Any communications platform is powered by the long tail. For every A-list blogger with 10,000 twitter followers there are 10,000 random users who use Twitter to communicate with three or four close friends, and they are doing it on their phones because if they wanted to do it on the web there are a hundred ways to do that already. Pownce is not filling any need whatsoever. Pownce is just a really short Tumblr, and Tumblr is just a really quick Blogger, and you don't need it to be any quicker unless you get some extra utility out of it, like Twitter provides.

But it's the sheer size of the market that makes Twitter, potentially at least, absolutely staggeringly powerful. Mobile phone penetration in the developed world is 100%. Not "100% of web users": 100% of people. And the developing world has phones too. More people can use Twitter than can use the web, and even though realistically very few of them will, it underlines the fact that you have to stop thinking about Twitter as some kind of web 2.0 service. Twitter is not the web; it's global mobile communication for ad-hoc groups, and that's a whole different beast. Friendfeed isn't any kind of competition for that; Friendfeed is not even part of the same ball game. Friendfeed is an aggregator of content, not any kind of communications platform.

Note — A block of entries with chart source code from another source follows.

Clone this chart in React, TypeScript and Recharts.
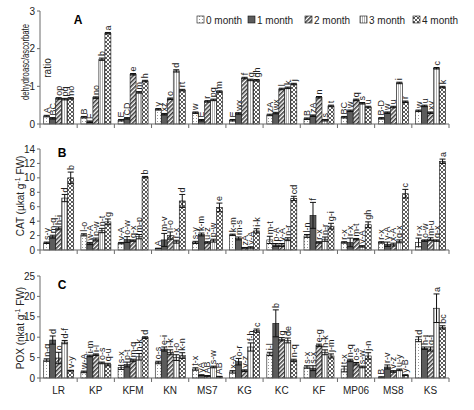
import React from 'react'
import { BarChart, Bar, XAxis, YAxis, ErrorBar } from 'recharts'

const categories = ['LR', 'KP', 'KFM', 'KN', 'MS7', 'KG', 'KC', 'KF', 'MP06', 'MS8', 'KS']
const months = ['0 month', '1 month', '2 month', '3 month', '4 month']

// A: dehydroascorbate / ascorbate ratio, one array per month
const ratioValues = [
  [0.21, 0.18, 0.1, 0.39, 0.3, 0.1, 0.24, 0.14, 0.18, 0.15, 0.35],
  [0.15, 0.06, 0.15, 0.26, 0.1, 0.28, 0.29, 0.22, 0.35, 0.3, 0.48],
  [0.68, 0.7, 1.32, 0.67, 0.6, 1.22, 0.93, 0.71, 0.64, 0.45, 0.3],
  [0.66, 1.72, 0.84, 1.41, 0.64, 1.17, 0.96, 0.1, 0.55, 1.09, 1.48],
  [0.68, 2.41, 1.14, 0.9, 0.86, 1.16, 1.06, 0.48, 0.45, 0.59, 0.98],
]
const ratioErrors = [
  [0.02, 0.02, 0.02, 0.02, 0.02, 0.02, 0.02, 0.02, 0.02, 0.02, 0.02],
  [0.02, 0.02, 0.02, 0.02, 0.02, 0.02, 0.02, 0.02, 0.02, 0.02, 0.02],
  [0.02, 0.02, 0.02, 0.02, 0.02, 0.02, 0.02, 0.02, 0.02, 0.02, 0.02],
  [0.02, 0.03, 0.02, 0.03, 0.02, 0.02, 0.02, 0.02, 0.02, 0.02, 0.02],
  [0.02, 0.02, 0.02, 0.02, 0.02, 0.02, 0.02, 0.02, 0.02, 0.02, 0.02],
]
const ratioLetters = [
  ['A', 'B', 'E', 'y', 'w', 'E', 'zA', 'B', 'BC', 'B-D', 'w'],
  ['BC', 'F', 'CD', 'xz', 'E', 'wx', 'wx', 'zA', 'w', 'w', 'u'],
  ['op', 'no', 'e', 'o', 'r', 'f', 'l', 'n', 'q', 'u', 'xy'],
  ['pq', 'b', 'm', 'd', 'pq', 'g', 'k', 's', 's', 'i', 'c'],
  ['no', 'a', 'h', 'rt', 'm', 'gh', 'j', 't', 'u', 'r', 'k'],
]

// B: CAT
const catValues = [
  [1.0, 2.1, 0.95, 0.2, 1.05, 2.1, 1.4, 1.95, 1.05, 1.05, 1.05],
  [1.85, 0.9, 1.45, 1.4, 2.15, 1.6, 0.7, 4.8, 1.05, 0.8, 1.3],
  [3.0, 1.45, 1.3, 2.0, 1.05, 0.3, 0.7, 1.05, 1.5, 0.75, 1.5],
  [7.2, 2.7, 1.85, 1.15, 1.3, 0.35, 1.5, 1.5, 0.5, 1.2, 1.3],
  [10.0, 3.9, 10.1, 6.8, 5.9, 2.65, 7.15, 3.3, 3.5, 7.8, 12.3],
]
const catErrors = [
  [0.1, 0.15, 0.1, 0.05, 0.15, 0.1, 0.5, 0.2, 0.1, 0.1, 0.6],
  [0.2, 0.15, 0.4, 0.9, 0.2, 0.2, 0.2, 1.8, 0.6, 0.3, 0.1],
  [0.2, 0.2, 0.1, 0.5, 0.1, 0.05, 0.2, 0.1, 0.1, 0.2, 0.2],
  [0.5, 0.3, 0.3, 0.2, 0.2, 0.1, 0.2, 0.3, 0.1, 0.2, 0.1],
  [0.8, 0.4, 0.1, 0.9, 0.6, 0.3, 0.3, 0.4, 0.4, 0.6, 0.3],
]
const catLetters = [
  ['s-y', 'l-o', 'v-A', 'A', 's-y', 'k-m', 'm-t', 'l-n', 'r-x', 'r-x', 'r-x'],
  ['m-q', 'w-A', 'o-w', 'm-v', 'k-m', 'm-s', 'p-A', 'f', 'r-x', 'y-A', 'o-w'],
  ['h-j', 'p-w', 'q-x', 'l-o', 'u-z', 'zA', 'y-A', 'r-x', 'm-t', 'x-A', 'm-u'],
  ['d', 'n-t', 'm-p', 'r-x', 'p-w', 'y-A', 'n-r', 'n-r', 'y-A', 'q-x', 'q-x'],
  ['b', 'g', 'b', 'd', 'e', 'i-k', 'cd', 'g-i', 'gh', 'c', 'a'],
]

// C: POX
const poxValues = [
  [4.4, 1.5, 2.6, 3.8, 2.2, 1.5, 5.9, 2.7, 2.2, 0.2, 9.5],
  [9.3, 5.4, 3.3, 7.1, 0.7, 4.0, 13.4, 2.4, 4.3, 2.7, 7.3],
  [4.9, 5.7, 4.3, 6.3, 0.5, 1.8, 9.5, 8.0, 3.5, 1.6, 7.1],
  [8.8, 3.7, 5.2, 5.0, 2.7, 7.6, 9.2, 6.3, 2.7, 2.0, 17.1],
  [1.8, 3.3, 9.9, 5.5, 0.3, 11.6, 4.3, 5.4, 5.4, 0.7, 12.4],
]
const poxErrors = [
  [0.3, 0.2, 0.5, 0.3, 0.3, 0.3, 0.4, 0.3, 0.7, 0.1, 0.6],
  [1.0, 0.2, 0.6, 0.5, 0.1, 0.8, 3.3, 0.6, 0.3, 0.5, 0.3],
  [1.4, 0.2, 0.3, 0.6, 0.1, 0.2, 0.4, 0.3, 0.3, 0.2, 0.5],
  [0.4, 0.2, 0.8, 0.7, 0.2, 1.0, 0.6, 0.6, 0.2, 0.2, 3.5],
  [0.1, 0.3, 0.2, 0.7, 0.1, 0.4, 0.3, 0.5, 0.8, 0.1, 0.4],
]
const poxLetters = [
  ['n-q', 'w-A', 's-x', 'o-s', 't-x', 'x-A', 'i-l', 's-x', 't-x', 'B', 'd'],
  ['d', 'i-m', 'p-t', 'e-i', 'yA', 'o-r', 'b', 's-x', 'n-q', 'r-v', 'h-j'],
  ['o', 'i-l', 'm-q', 'i-k', 'AB', 'v-z', 'g', 'e-g', 'o-s', 'v-z', 'g-i'],
  ['d-f', 'o-s', 'h-k', 'i-o', 's-w', 'f-h', 'de', 'h-k', 's-w', 'u-y', 'a'],
  ['v-y', 'q-u', 'd', 'k-n', 'AB', 'c', 'n-q', 'j-m', 'j-n', 'y-B', 'bc'],
]

const FONT = '"Liberation Sans", Arial, sans-serif'
const AXIS = '#6b6b6b'
const PLOT_W = 474 - 40 - 25
const BAND = PLOT_W / categories.length

function buildRows(values: number[][], errors: number[][], letters: string[][]) {
  return categories.map((cat, i) => {
    const row: Record<string, string | number> = { cat }
    months.forEach((_, m) => {
      row[`v${m}`] = values[m][i]
      row[`e${m}`] = errors[m][i]
      row[`t${m}`] = letters[m][i]
    })
    return row
  })
}

function makeShape(m: number) {
  return (props: any) => {
    const { x, y, width, height, payload } = props
    const value = payload[`v${m}`] as number
    const err = payload[`e${m}`] as number
    const ppu = value > 0 ? height / value : 0
    const top = y - err * ppu - 2
    const cx = x + width / 2
    return (
      <g>
        <rect
          x={x}
          y={y}
          width={width}
          height={height}
          fill={`url(#pm${m})`}
          stroke="#111"
          strokeWidth={0.6}
        />
        <text
          x={cx}
          y={top}
          transform={`rotate(-90, ${cx}, ${top})`}
          textAnchor="start"
          dominantBaseline="central"
          fontSize={9}
          fontFamily={FONT}
          fill="#222"
        >
          {payload[`t${m}`]}
        </text>
      </g>
    )
  }
}

function CatTick(props: any) {
  const { x, y, payload, index, showLabel } = props
  const left = x - BAND / 2
  return (
    <g>
      <line x1={left} y1={y} x2={left} y2={y + 4} stroke={AXIS} />
      {index === categories.length - 1 && (
        <line x1={x + BAND / 2} y1={y} x2={x + BAND / 2} y2={y + 4} stroke={AXIS} />
      )}
      {showLabel && (
        <text x={x} y={y + 16} textAnchor="middle" fontSize={10} fontFamily={FONT} fill="#222">
          {payload.value}
        </text>
      )}
    </g>
  )
}

interface PanelProps {
  top: number
  height: number
  axisHeight: number
  rows: Record<string, string | number>[]
  domain: [number, number]
  ticks: number[]
  showLabels: boolean
}

function Panel({ top, height, axisHeight, rows, domain, ticks, showLabels }: PanelProps) {
  return (
    <div style={{ position: 'absolute', left: 0, top }}>
      <BarChart
        width={474}
        height={height}
        data={rows}
        margin={{ top: 11, right: 25, bottom: 0, left: 0 }}
        barCategoryGap="10%"
        barGap={0}
      >
        <XAxis
          dataKey="cat"
          height={axisHeight}
          axisLine={{ stroke: AXIS }}
          tickLine={false}
          tickSize={0}
          tickMargin={0}
          interval={0}
          tick={<CatTick showLabel={showLabels} />}
        />
        <YAxis
          width={40}
          domain={domain}
          ticks={ticks}
          interval={0}
          axisLine={{ stroke: AXIS }}
          tickLine={{ stroke: AXIS }}
          tickSize={3}
          tick={{ fontSize: 10, fontFamily: FONT, fill: '#222' }}
        />
        {months.map((name, m) => (
          <Bar
            key={name}
            dataKey={`v${m}`}
            name={name}
            fill={`url(#pm${m})`}
            shape={makeShape(m)}
            isAnimationActive={false}
          >
            <ErrorBar dataKey={`e${m}`} width={3} stroke="#111" strokeWidth={1} direction="y" />
          </Bar>
        ))}
      </BarChart>
    </div>
  )
}

const legendX = [197, 248, 305, 360, 413]

export default function App() {
  return (
    <div
      style={{
        position: 'absolute',
        left: 0,
        top: 0,
        width: 474,
        height: 410,
        background: '#fff',
        fontFamily: FONT,
      }}
    >
      <Panel
        top={0}
        height={130}
        axisHeight={6}
        rows={buildRows(ratioValues, ratioErrors, ratioLetters)}
        domain={[0, 3]}
        ticks={[0, 1, 2, 3]}
        showLabels={false}
      />
      <Panel
        top={138}
        height={118}
        axisHeight={6}
        rows={buildRows(catValues, catErrors, catLetters)}
        domain={[0, 14]}
        ticks={[0, 2, 4, 6, 8, 10, 12, 14]}
        showLabels={false}
      />
      <Panel
        top={265}
        height={145}
        axisHeight={32}
        rows={buildRows(poxValues, poxErrors, poxLetters)}
        domain={[0, 25]}
        ticks={[0, 5, 10, 15, 20, 25]}
        showLabels={true}
      />
      <svg
        width={474}
        height={410}
        style={{ position: 'absolute', left: 0, top: 0, pointerEvents: 'none' }}
      >
        <defs>
          <pattern id="pm0" width="3" height="3" patternUnits="userSpaceOnUse">
            <rect width="3" height="3" fill="#fff" />
            <rect x="1" y="1" width="1" height="1" fill="#9a9a9a" />
          </pattern>
          <pattern id="pm1" width="3" height="3" patternUnits="userSpaceOnUse">
            <rect width="3" height="3" fill="#5c5c5c" />
          </pattern>
          <pattern id="pm2" width="3" height="3" patternUnits="userSpaceOnUse" patternTransform="rotate(45)">
            <rect width="3" height="3" fill="#fff" />
            <line x1="0.8" y1="0" x2="0.8" y2="3" stroke="#333" strokeWidth="1.5" />
          </pattern>
          <pattern id="pm3" width="2" height="2" patternUnits="userSpaceOnUse">
            <rect width="2" height="2" fill="#fff" />
            <line x1="0.5" y1="0" x2="0.5" y2="2" stroke="#b0b0b0" strokeWidth="1" />
          </pattern>
          <pattern id="pm4" width="4" height="4" patternUnits="userSpaceOnUse">
            <rect width="4" height="4" fill="#fff" />
            <path d="M0,0 L4,4 M4,0 L0,4" stroke="#333" strokeWidth="0.8" />
          </pattern>
        </defs>

        {months.map((name, m) => (
          <g key={name}>
            <rect x={legendX[m]} y={16} width={7} height={7} fill={`url(#pm${m})`} stroke="#111" strokeWidth={0.6} />
            <text x={legendX[m] + 9} y={23.5} fontSize={10} fontFamily={FONT} fill="#222">
              {name}
            </text>
          </g>
        ))}

        <text x={78} y={24} fontSize={12} fontWeight="bold" fontFamily={FONT} textAnchor="middle">A</text>
        <text x={62} y={157} fontSize={12} fontWeight="bold" fontFamily={FONT} textAnchor="middle">B</text>
        <text x={62} y={289} fontSize={12} fontWeight="bold" fontFamily={FONT} textAnchor="middle">C</text>

        <text
          transform="translate(25,62) rotate(-90)"
          textAnchor="middle"
          dominantBaseline="central"
          fontSize={10}
          fontFamily={FONT}
          fill="#222"
          textLength={76}
          lengthAdjust="spacingAndGlyphs"
        >
          dehydroasc/ascorbate
        </text>
        <text
          transform="translate(47,68) rotate(-90)"
          textAnchor="middle"
          dominantBaseline="central"
          fontSize={10}
          fontFamily={FONT}
          fill="#222"
        >
          ratio
        </text>
        <text
          transform="translate(20,196) rotate(-90)"
          textAnchor="middle"
          dominantBaseline="central"
          fontSize={10}
          fontFamily={FONT}
          fill="#222"
        >
          CAT  (µkat g<tspan dy={-3} fontSize={7}>-1</tspan><tspan dy={3}> FW)</tspan>
        </text>
        <text
          transform="translate(20,328) rotate(-90)"
          textAnchor="middle"
          dominantBaseline="central"
          fontSize={10}
          fontFamily={FONT}
          fill="#222"
        >
          POX (nkat g<tspan dy={-3} fontSize={7}>-1</tspan><tspan dy={3}> FW)</tspan>
        </text>
      </svg>
    </div>
  )
}
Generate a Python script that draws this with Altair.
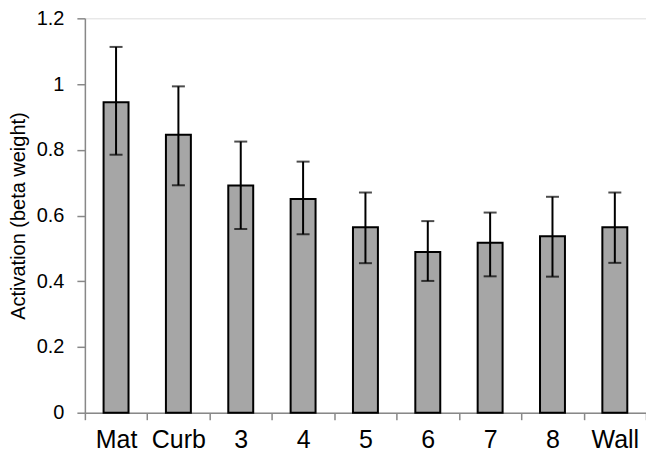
import altair as alt
import pandas as pd

categories = ["Mat", "Curb", "3", "4", "5", "6", "7", "8", "Wall"]
means = [0.945, 0.846, 0.691, 0.650, 0.564, 0.489, 0.517, 0.537, 0.564]
err_hi = [1.113, 0.993, 0.825, 0.764, 0.670, 0.583, 0.609, 0.657, 0.670]
err_lo = [0.785, 0.692, 0.559, 0.543, 0.455, 0.401, 0.415, 0.414, 0.456]

df = pd.DataFrame({"cat": categories, "mean": means, "hi": err_hi, "lo": err_lo})

FONT = "Liberation Sans"

x_enc = alt.X("cat:N", sort=categories,
              scale=alt.Scale(paddingInner=0, paddingOuter=0),
              axis=alt.Axis(title=None, labelAngle=0, labelFontSize=25, labelFont=FONT,
                            labelColor="#000", labelPadding=8, ticks=True, tickBand="extent",
                            tickSize=7, tickColor="#888", tickWidth=1.5,
                            domainColor="#888", domainWidth=1.5, grid=False))

y_scale = alt.Scale(domain=[0, 1.2], nice=False)

bars = alt.Chart(df).mark_bar(width=alt.RelativeBandSize(0.4), fill="#a6a6a6",
                              stroke="black", strokeWidth=2).encode(
    x=x_enc,
    y=alt.Y("mean:Q", scale=y_scale,
            axis=alt.Axis(title="Activation (beta weight)", titleFont=FONT, titleFontSize=20,
                          titleFontWeight="normal", titleColor="#000", titlePadding=8,
                          values=[0, 0.2, 0.4, 0.6, 0.8, 1.0, 1.2], format="~g",
                          labelFont=FONT, labelFontSize=20, labelColor="#000", labelPadding=13,
                          tickSize=8, tickColor="#888", tickWidth=1.5,
                          domainColor="#888", domainWidth=1.5, grid=False)),
)

rules = alt.Chart(df).mark_rule(color="black", strokeWidth=2).encode(
    x=alt.X("cat:N", sort=categories), y=alt.Y("lo:Q", scale=y_scale), y2="hi:Q")

caps_hi = alt.Chart(df).mark_tick(color="black", size=13, thickness=2).encode(
    x=alt.X("cat:N", sort=categories), y=alt.Y("hi:Q", scale=y_scale))
caps_lo = alt.Chart(df).mark_tick(color="black", size=13, thickness=2).encode(
    x=alt.X("cat:N", sort=categories), y=alt.Y("lo:Q", scale=y_scale))

chart = alt.layer(bars, rules, caps_hi, caps_lo).properties(
    width=562, height=395,
    autosize=alt.AutoSizeParams(type="none"),
    padding={"left": 77, "top": 10, "right": 0, "bottom": 40},
).configure_view(stroke=None).configure(background="white")

chart.save("out.html", embed_options={"renderer": "svg", "actions": False})
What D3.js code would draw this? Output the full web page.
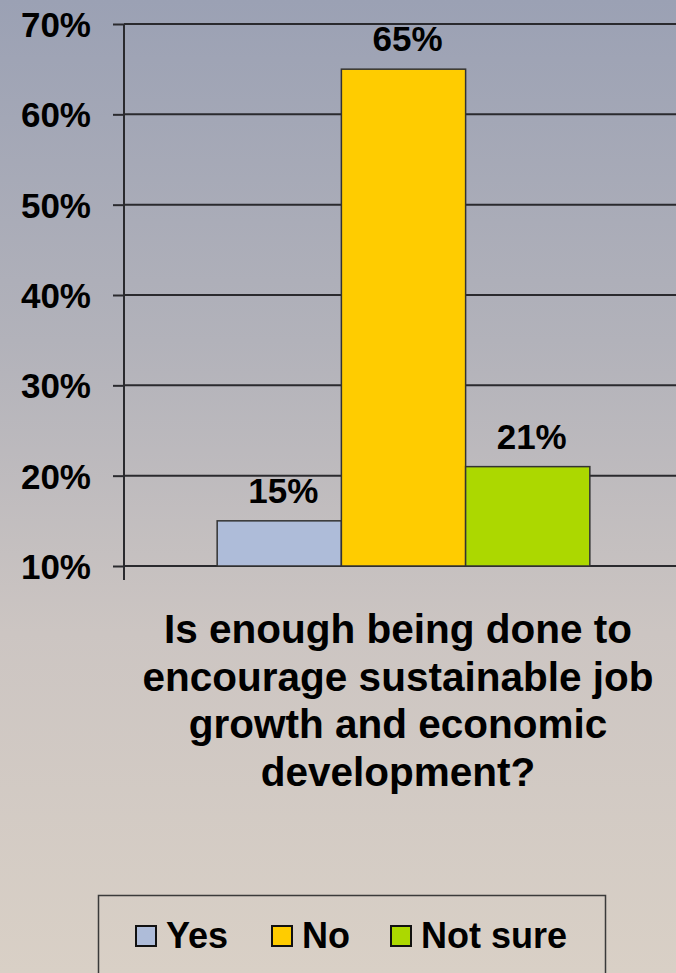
<!DOCTYPE html>
<html>
<head>
<meta charset="utf-8">
<script src="https://cdn.jsdelivr.net/npm/d3@7"></script>
<style>
  html, body { margin: 0; padding: 0; background: #d8cfc6; }
  svg { display: block; }
  text { font-family: "Liberation Sans", Arial, sans-serif; font-weight: bold; fill: #000; }
</style>
</head>
<body>
<svg id="chart" width="676" height="973"></svg>
<script>
// Survey answers (percent of respondents)
const categories = ["Yes", "No", "Not sure"];
const values = [15, 65, 21];
const colors = ["#aebcd9", "#ffcc00", "#acd800"];
const tickValues = [10, 20, 30, 40, 50, 60, 70];
const questionLines = [
  "Is enough being done to",
  "encourage sustainable job",
  "growth and economic",
  "development?"
];

const W = 676, H = 973;
const svg = d3.select("#chart");

// Backdrop: cool grey at the top fading to warm beige below
const defs = svg.append("defs");
const grad = defs.append("linearGradient")
  .attr("id", "bg").attr("x1", 0).attr("y1", 0).attr("x2", 0).attr("y2", 1);
grad.append("stop").attr("offset", "0%").attr("stop-color", "#9ba1b4");
grad.append("stop").attr("offset", "35%").attr("stop-color", "#b2b2ba");
grad.append("stop").attr("offset", "65%").attr("stop-color", "#ccc5c2");
grad.append("stop").attr("offset", "100%").attr("stop-color", "#d9d0c6");
svg.append("rect").attr("width", W).attr("height", H).attr("fill", "url(#bg)");

// Plot area
const plotLeft = 124, plotRight = 683, plotTop = 24, plotBottom = 566;

const y = d3.scaleLinear().domain([10, 70]).range([plotBottom, plotTop]);
const xGroup = d3.scaleBand().domain(["q"]).range([plotLeft, plotRight])
  .paddingInner(0).paddingOuter(0.25);
const x = d3.scaleBand().domain(categories)
  .range([xGroup("q"), xGroup("q") + xGroup.bandwidth()]);

// Horizontal gridlines
svg.append("g")
  .selectAll("line")
  .data(tickValues)
  .join("line")
  .attr("x1", plotLeft).attr("x2", W + 10)
  .attr("y1", d => y(d)).attr("y2", d => y(d))
  .attr("stroke", "#2a2a2e").attr("stroke-width", 2);

// Y axis with outward ticks
const yAxis = d3.axisLeft(y)
  .tickValues(tickValues)
  .tickFormat(d => d + "%")
  .tickSize(11)
  .tickPadding(22);
const gy = svg.append("g").attr("transform", `translate(${plotLeft},0)`).call(yAxis);
gy.select(".domain").remove();
gy.selectAll(".tick line").attr("stroke", "#2a2a2e").attr("stroke-width", 2);
gy.selectAll(".tick text")
  .attr("font-size", 35)
  .attr("font-family", "'Liberation Sans', Arial, sans-serif")
  .attr("font-weight", "bold")
  .attr("fill", "#000")
  .attr("dy", "0.36em");
svg.append("line")
  .attr("x1", plotLeft).attr("x2", plotLeft)
  .attr("y1", plotTop).attr("y2", plotBottom + 14)
  .attr("stroke", "#2a2a2e").attr("stroke-width", 2);

// Bars
const data = categories.map((c, i) => ({ cat: c, value: values[i], color: colors[i] }));
svg.append("g")
  .selectAll("rect")
  .data(data)
  .join("rect")
  .attr("x", d => x(d.cat))
  .attr("width", x.bandwidth())
  .attr("y", d => y(d.value))
  .attr("height", d => y(10) - y(d.value))
  .attr("fill", d => d.color)
  .attr("stroke", "#333")
  .attr("stroke-width", 1.5);

// Value labels
svg.append("g")
  .selectAll("text")
  .data(data)
  .join("text")
  .attr("x", d => x(d.cat) + x.bandwidth() / 2 + 4)
  .attr("y", d => y(d.value) - 18)
  .attr("text-anchor", "middle")
  .attr("font-size", 35)
  .text(d => d.value + "%");

// Question text under the plot
svg.append("g")
  .selectAll("text")
  .data(questionLines)
  .join("text")
  .attr("x", 398)
  .attr("y", (d, i) => 643 + i * 47.5)
  .attr("text-anchor", "middle")
  .attr("font-size", 40.5)
  .text(d => d);

// Legend
const legend = svg.append("g");
legend.append("rect")
  .attr("x", 98.5).attr("y", 895.5)
  .attr("width", 507).attr("height", 100)
  .attr("fill", "none").attr("stroke", "#3a3a3a").attr("stroke-width", 1.5);
const legendX = [136, 272, 391];
const items = legend.selectAll("g.item")
  .data(data)
  .join("g")
  .attr("class", "item")
  .attr("transform", (d, i) => `translate(${legendX[i]},926)`);
items.append("rect")
  .attr("width", 20).attr("height", 20)
  .attr("fill", d => d.color)
  .attr("stroke", "#111").attr("stroke-width", 2);
items.append("text")
  .attr("x", 30).attr("y", 22)
  .attr("font-size", 36)
  .text(d => d.cat);
</script>
</body>
</html>
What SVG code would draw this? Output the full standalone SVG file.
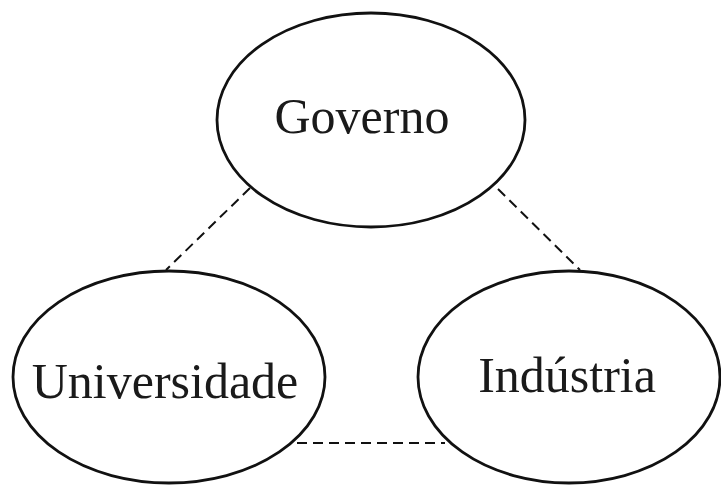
<svg xmlns="http://www.w3.org/2000/svg" width="721" height="487" viewBox="0 0 721 487">
<style>
.node{fill:#fff;stroke:#111;stroke-width:2.8}
.lbl{font-family:"Liberation Serif","Times New Roman",serif;font-size:50px;fill:#1a1a1a;text-anchor:middle}
.conn{stroke:#111;stroke-width:2;stroke-dasharray:10 6;fill:none}
</style>
<rect width="721" height="487" fill="#fff"/>
<g id="connectors">
<line class="conn" x1="250" y1="188" x2="166" y2="270"/>
<line class="conn" x1="498" y1="189" x2="580" y2="270"/>
<line class="conn" x1="297" y1="443" x2="445" y2="443"/>
</g>
<g id="governo">
<ellipse class="node" cx="371" cy="120" rx="154" ry="107"/>
<text class="lbl" x="362" y="133">Governo</text>
</g>
<g id="universidade">
<ellipse class="node" cx="169" cy="377" rx="156" ry="106"/>
<text class="lbl" x="165" y="398">Universidade</text>
</g>
<g id="industria">
<ellipse class="node" cx="569" cy="377" rx="151" ry="106"/>
<text class="lbl" x="567" y="392">Indústria</text>
</g>
</svg>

XMPP is the future of Twitter

SMS-based consumption is the gigantic market of potential consumers of Twitter. Add to that XMPP, aka Jabber, which is a well-defined standard for instant message passing, and you have a mature and powerful, standards-based way of producing content as well. This is what truly makes Twitter a platform, not just a website. Companies or organizations or services that want to push content via SMS no longer have to go through the gigantic mess of contractual and technical issues involved in negotiating with carriers (or even SMS aggregators like mBlox), because they can just layer on top of Twitter, and users can "follow serviceNameHere" via SMS without ever needing to know what Twitter is or how it works.

Push content via SMS is enormously valuable. Real-time information is like that. And Twitter is a disruptively easy and cheap way of doing it, a classic case of a disruptive technology: so cheap and easy it doesn't matter that it basically sucks right now, it's just barely good enough, and it will get better over time and overtake all other solutions.

Caveats et al

But wait, some will immediately cry: SMS only accounts for 5% of Twitter posts! SMS is irrelevant! But this misses the point: content production is only a fraction of total activity. People will post from desktop clients because keyboards are often quicker and easier, but they are reading posts on their phone. And the vast majority of users of any social application are lurkers who post nothing but listen plenty. The posting statistics conceal the real pattern of Twitter usage.

Others will point out that Twitter is mainly Jabber, and "all" you have to do is layer Jabber on top of an SMS gateway. Firstly, I can say from hard experience working at Boltblue that even if you're using an SMS aggregator service, managing an SMS gateway is an extremely difficult job, and the fact that Twitter has only 16 staff but manages to do this plus anything else is a source of constant amazement to me.

Finally, it also sort of amazes me that the superhumans who are managing to juggle an XMPP and an SMS gateway with anything approaching reliability are apparently finding it so difficult to keep a mere website running. Twitter's reliability is terrible, and I make no excuses for it. But they are sitting on a gigantic goldmine, and they have been sitting on it for over a year now without anybody introducing anything that even attempts to compete with their two core features. I refuse to believe it's because nobody has thought it worth trying, so it must be that they've managed to do something really difficult, and astonishingly well.